▸ **What you will do**
Retype, please, the listing from its opening line through the line that contains "title = 'VN-Index 03/09/2025'", both included, without the pictures.

Charts and diagrams as code:
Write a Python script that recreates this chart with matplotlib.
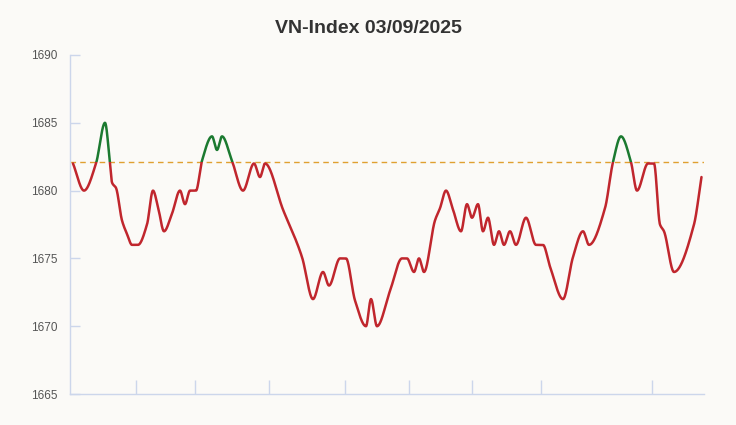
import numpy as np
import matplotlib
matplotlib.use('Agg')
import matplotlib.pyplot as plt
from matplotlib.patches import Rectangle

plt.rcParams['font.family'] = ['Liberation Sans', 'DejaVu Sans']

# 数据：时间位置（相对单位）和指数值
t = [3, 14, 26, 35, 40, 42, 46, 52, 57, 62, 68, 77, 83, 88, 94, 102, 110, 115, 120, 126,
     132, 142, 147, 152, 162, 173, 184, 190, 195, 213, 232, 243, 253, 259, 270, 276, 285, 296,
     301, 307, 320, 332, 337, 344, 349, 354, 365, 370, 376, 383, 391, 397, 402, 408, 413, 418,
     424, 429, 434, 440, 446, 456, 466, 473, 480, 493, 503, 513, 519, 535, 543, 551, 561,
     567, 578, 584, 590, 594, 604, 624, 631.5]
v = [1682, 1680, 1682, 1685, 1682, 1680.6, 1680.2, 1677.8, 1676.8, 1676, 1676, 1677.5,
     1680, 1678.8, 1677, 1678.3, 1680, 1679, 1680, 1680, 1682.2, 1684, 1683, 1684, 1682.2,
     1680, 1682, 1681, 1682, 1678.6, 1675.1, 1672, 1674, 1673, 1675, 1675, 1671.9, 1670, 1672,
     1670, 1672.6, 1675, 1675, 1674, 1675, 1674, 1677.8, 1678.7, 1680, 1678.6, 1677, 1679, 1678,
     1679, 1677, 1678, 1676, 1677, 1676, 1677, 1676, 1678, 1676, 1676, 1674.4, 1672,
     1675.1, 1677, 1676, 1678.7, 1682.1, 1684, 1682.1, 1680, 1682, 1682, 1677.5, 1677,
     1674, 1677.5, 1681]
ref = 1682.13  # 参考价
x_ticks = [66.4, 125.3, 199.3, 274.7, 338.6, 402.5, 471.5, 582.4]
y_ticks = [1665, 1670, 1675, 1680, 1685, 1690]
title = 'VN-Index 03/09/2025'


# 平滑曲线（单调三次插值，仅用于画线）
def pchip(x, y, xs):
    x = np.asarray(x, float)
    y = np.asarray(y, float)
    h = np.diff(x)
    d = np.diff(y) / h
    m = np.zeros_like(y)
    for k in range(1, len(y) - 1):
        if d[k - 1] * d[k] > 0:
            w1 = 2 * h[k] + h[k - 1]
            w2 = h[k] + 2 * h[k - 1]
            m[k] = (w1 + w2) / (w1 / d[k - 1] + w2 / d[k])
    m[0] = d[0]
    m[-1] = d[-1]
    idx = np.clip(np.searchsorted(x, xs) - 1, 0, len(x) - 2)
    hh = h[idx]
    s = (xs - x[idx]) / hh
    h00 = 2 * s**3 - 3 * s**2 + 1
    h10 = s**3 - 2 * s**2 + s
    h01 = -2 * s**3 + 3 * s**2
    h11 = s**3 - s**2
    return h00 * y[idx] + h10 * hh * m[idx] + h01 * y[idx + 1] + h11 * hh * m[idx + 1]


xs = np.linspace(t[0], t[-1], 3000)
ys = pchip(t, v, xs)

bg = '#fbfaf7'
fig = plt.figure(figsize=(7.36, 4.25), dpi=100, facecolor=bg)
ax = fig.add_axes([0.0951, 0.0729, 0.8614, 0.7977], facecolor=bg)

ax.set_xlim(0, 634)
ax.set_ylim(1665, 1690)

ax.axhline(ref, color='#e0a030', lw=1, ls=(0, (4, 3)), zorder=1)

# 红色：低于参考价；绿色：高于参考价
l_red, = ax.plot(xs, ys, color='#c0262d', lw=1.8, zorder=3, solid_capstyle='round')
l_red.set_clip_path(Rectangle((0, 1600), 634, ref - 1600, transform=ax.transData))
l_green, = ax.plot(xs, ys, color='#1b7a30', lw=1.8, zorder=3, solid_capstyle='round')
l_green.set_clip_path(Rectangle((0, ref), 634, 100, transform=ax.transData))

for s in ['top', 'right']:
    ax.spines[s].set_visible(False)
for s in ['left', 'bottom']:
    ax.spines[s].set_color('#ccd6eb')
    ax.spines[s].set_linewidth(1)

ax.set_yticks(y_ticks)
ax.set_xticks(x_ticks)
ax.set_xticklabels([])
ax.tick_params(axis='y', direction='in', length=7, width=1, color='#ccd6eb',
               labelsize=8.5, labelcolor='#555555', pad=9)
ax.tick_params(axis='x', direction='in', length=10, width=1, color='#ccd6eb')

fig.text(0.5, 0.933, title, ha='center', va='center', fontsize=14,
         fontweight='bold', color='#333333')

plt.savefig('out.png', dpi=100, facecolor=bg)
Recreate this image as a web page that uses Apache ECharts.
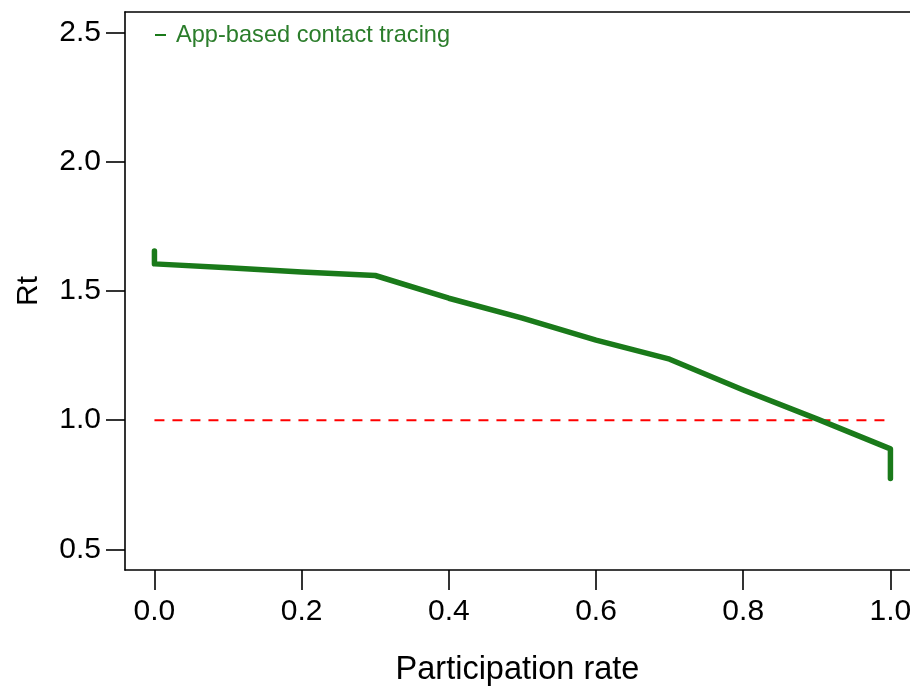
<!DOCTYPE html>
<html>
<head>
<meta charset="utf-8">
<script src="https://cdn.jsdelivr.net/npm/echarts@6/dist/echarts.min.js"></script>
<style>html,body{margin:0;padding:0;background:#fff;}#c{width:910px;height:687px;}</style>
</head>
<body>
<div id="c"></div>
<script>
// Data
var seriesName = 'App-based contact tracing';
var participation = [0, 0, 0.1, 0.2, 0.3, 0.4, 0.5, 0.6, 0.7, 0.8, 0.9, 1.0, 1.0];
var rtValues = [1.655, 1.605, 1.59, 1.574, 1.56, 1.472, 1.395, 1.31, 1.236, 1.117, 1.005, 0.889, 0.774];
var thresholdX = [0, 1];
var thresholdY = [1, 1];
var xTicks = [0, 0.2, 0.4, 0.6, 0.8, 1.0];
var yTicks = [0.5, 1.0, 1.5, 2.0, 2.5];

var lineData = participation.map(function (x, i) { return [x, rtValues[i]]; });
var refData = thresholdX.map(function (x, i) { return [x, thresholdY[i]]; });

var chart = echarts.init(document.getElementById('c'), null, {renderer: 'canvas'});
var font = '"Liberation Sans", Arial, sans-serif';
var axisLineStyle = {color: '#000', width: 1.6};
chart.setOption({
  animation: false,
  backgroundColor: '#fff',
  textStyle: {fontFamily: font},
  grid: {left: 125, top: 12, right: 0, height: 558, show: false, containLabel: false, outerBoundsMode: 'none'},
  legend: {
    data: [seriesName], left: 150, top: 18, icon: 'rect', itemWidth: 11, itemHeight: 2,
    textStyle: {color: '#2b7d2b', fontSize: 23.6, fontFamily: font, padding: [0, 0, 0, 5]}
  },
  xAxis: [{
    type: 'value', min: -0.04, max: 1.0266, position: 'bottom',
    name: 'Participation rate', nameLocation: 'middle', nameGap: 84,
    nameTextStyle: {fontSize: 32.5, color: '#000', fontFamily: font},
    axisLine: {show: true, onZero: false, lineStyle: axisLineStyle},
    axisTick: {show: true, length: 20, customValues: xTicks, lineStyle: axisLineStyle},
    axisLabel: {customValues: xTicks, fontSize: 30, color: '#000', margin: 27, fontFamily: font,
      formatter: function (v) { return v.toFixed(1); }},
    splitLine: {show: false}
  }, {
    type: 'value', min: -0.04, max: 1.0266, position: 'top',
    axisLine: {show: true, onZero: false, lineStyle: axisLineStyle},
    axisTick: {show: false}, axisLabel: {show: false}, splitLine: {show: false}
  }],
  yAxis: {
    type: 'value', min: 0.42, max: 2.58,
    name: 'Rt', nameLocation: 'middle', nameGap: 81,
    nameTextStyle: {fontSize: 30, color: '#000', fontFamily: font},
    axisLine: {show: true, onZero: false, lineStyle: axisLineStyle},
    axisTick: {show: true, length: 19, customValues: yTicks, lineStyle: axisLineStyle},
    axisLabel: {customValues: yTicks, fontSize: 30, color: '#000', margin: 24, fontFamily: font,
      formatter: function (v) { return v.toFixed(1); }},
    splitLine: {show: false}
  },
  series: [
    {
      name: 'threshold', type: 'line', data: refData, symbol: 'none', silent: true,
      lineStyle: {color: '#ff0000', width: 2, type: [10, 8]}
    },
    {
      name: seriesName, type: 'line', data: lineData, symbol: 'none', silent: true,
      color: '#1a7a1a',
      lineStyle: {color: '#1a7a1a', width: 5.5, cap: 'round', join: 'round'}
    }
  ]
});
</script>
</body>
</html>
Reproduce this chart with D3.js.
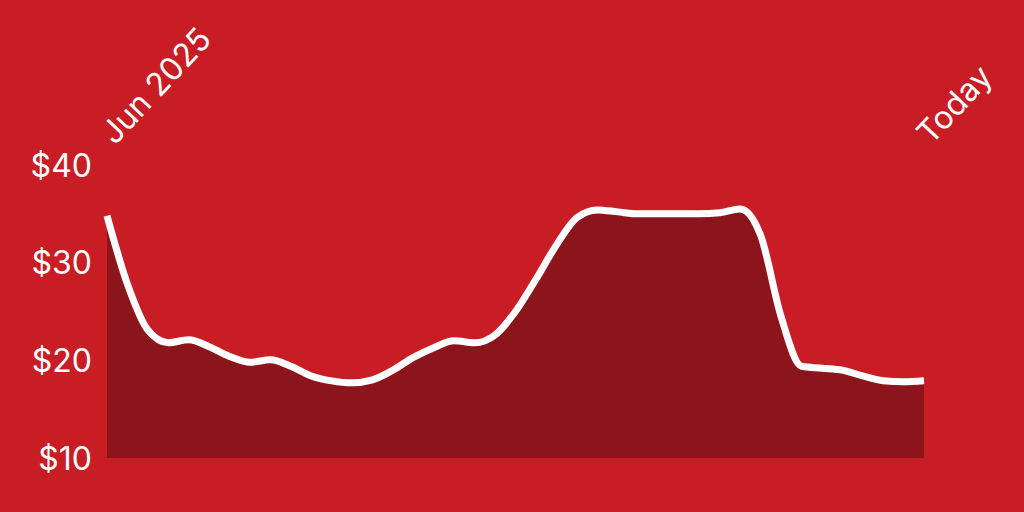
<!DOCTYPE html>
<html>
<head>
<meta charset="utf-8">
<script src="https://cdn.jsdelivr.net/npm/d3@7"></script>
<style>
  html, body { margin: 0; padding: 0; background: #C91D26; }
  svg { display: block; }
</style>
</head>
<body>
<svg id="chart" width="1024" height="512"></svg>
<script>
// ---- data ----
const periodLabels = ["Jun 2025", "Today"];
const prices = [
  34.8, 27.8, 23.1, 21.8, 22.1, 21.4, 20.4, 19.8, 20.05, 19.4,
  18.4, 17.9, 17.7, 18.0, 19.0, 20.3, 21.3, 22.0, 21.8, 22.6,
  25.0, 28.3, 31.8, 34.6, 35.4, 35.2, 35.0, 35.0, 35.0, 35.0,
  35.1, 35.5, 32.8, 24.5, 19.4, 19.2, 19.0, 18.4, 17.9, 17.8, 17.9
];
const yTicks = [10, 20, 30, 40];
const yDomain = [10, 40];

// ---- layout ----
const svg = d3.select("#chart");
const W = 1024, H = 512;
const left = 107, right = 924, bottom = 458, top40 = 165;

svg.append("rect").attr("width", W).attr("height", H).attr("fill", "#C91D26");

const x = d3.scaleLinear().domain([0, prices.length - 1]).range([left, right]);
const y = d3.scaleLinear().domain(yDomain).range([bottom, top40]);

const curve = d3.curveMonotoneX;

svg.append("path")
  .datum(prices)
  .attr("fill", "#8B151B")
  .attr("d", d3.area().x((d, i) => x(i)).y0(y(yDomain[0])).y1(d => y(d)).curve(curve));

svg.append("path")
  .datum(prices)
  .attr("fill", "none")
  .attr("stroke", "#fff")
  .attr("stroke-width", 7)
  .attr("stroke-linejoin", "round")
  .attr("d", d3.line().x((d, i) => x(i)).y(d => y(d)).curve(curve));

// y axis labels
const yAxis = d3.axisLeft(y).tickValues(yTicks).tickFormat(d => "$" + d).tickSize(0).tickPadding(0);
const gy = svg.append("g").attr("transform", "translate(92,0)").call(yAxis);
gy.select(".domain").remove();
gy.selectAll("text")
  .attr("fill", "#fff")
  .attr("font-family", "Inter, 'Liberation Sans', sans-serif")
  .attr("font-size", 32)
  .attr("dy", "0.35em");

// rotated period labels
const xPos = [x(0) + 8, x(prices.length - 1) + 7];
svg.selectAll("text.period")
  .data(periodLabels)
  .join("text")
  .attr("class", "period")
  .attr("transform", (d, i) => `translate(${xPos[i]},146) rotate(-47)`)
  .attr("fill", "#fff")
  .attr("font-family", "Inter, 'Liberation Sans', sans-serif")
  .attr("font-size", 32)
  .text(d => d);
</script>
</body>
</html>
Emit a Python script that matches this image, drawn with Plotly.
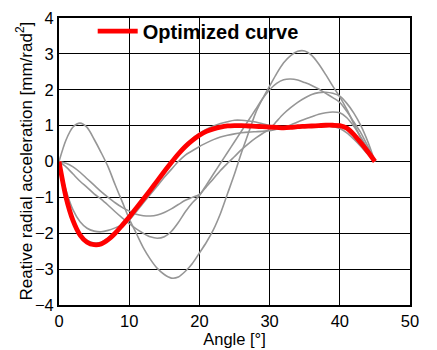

▸ **Answer to the problem**
Write a Python script that recreates this chart with matplotlib.
import numpy as np
import matplotlib
matplotlib.use('Agg')
import matplotlib.pyplot as plt
from matplotlib.patches import Rectangle

plt.rcParams['font.family'] = ['Liberation Sans', 'DejaVu Sans']

# 数据：时间位置（相对单位）和指数值
t = [3, 14, 26, 35, 40, 42, 46, 52, 57, 62, 68, 77, 83, 88, 94, 102, 110, 115, 120, 126,
     132, 142, 147, 152, 162, 173, 184, 190, 195, 213, 232, 243, 253, 259, 270, 276, 285, 296,
     301, 307, 320, 332, 337, 344, 349, 354, 365, 370, 376, 383, 391, 397, 402, 408, 413, 418,
     424, 429, 434, 440, 446, 456, 466, 473, 480, 493, 503, 513, 519, 535, 543, 551, 561,
     567, 578, 584, 590, 594, 604, 624, 631.5]
v = [1682, 1680, 1682, 1685, 1682, 1680.6, 1680.2, 1677.8, 1676.8, 1676, 1676, 1677.5,
     1680, 1678.8, 1677, 1678.3, 1680, 1679, 1680, 1680, 1682.2, 1684, 1683, 1684, 1682.2,
     1680, 1682, 1681, 1682, 1678.6, 1675.1, 1672, 1674, 1673, 1675, 1675, 1671.9, 1670, 1672,
     1670, 1672.6, 1675, 1675, 1674, 1675, 1674, 1677.8, 1678.7, 1680, 1678.6, 1677, 1679, 1678,
     1679, 1677, 1678, 1676, 1677, 1676, 1677, 1676, 1678, 1676, 1676, 1674.4, 1672,
     1675.1, 1677, 1676, 1678.7, 1682.1, 1684, 1682.1, 1680, 1682, 1682, 1677.5, 1677,
     1674, 1677.5, 1681]
ref = 1682.13  # 参考价
x_ticks = [66.4, 125.3, 199.3, 274.7, 338.6, 402.5, 471.5, 582.4]
y_ticks = [1665, 1670, 1675, 1680, 1685, 1690]
title = 'VN-Index 03/09/2025'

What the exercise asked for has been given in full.